Following steady movement on the London Metal Exchange, gold may again shoot up as analysts said it would take its cue from encouraging employment news in the United States last week, where more jobs slated to be added by employers spurred a rally of six key industrial metals, led by zinc and silver, which gained its record level for the past three weeks.

As the US currency momentarily shed some of its value before recovering against the Euro, gold was trading at 1.2 percent below its usual norm though Peter Fertig of Germany's Quantitative Commodity Research Ltd said that the level could be but temporary as the robust prices of the other metals would surely pull up gold prices.

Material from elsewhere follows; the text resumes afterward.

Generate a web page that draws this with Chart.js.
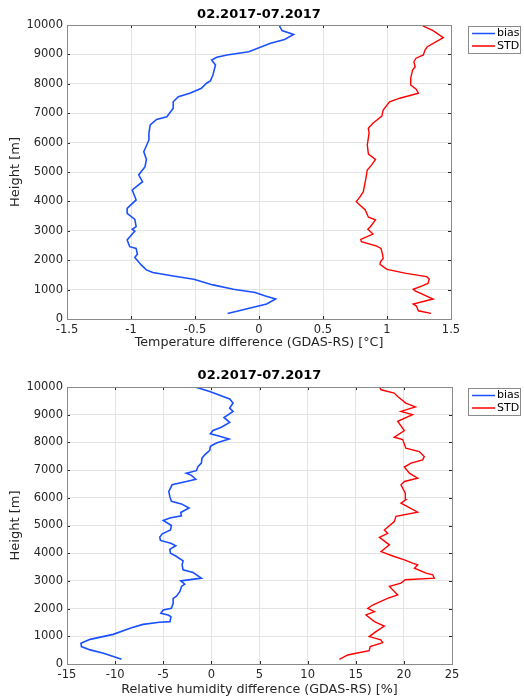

Mr Fertig added that a relatively weaker US dollar traditionally results into higher prices for gold but he noted that much movement could be seen for the rest of the day as market activities adjust to the holiday being observed in America.

In London, ready-for-delivery gold bullion prices jumped by 0.2 percent or $US2.80 to settle at $1249.55 as compared to the 0.7 percent that the precious metal had achieved last week while December deliveries remained generally untouched at $US1251.20 as the Comex trading closed shop for the Labor Day holiday.

Also, gold managed to maintain its afternoon 'fixing' level of $US1249 in London, coming from the morning fixing level of $US1249.50 as analysts noted that spot prices for the precious metal have been registering consistent gains in the past five weeks of trading.

The upward surge, according to most experts, has been gold's greatest moment of a marathon rally since September of 2009 as bullion improved by 14 percent in 2010 posting a high of $US1265.30 by the third week of June, which analysts said should amply serve as buffer for investors in dealing with the financial crisis in Europe and its attending hiccups.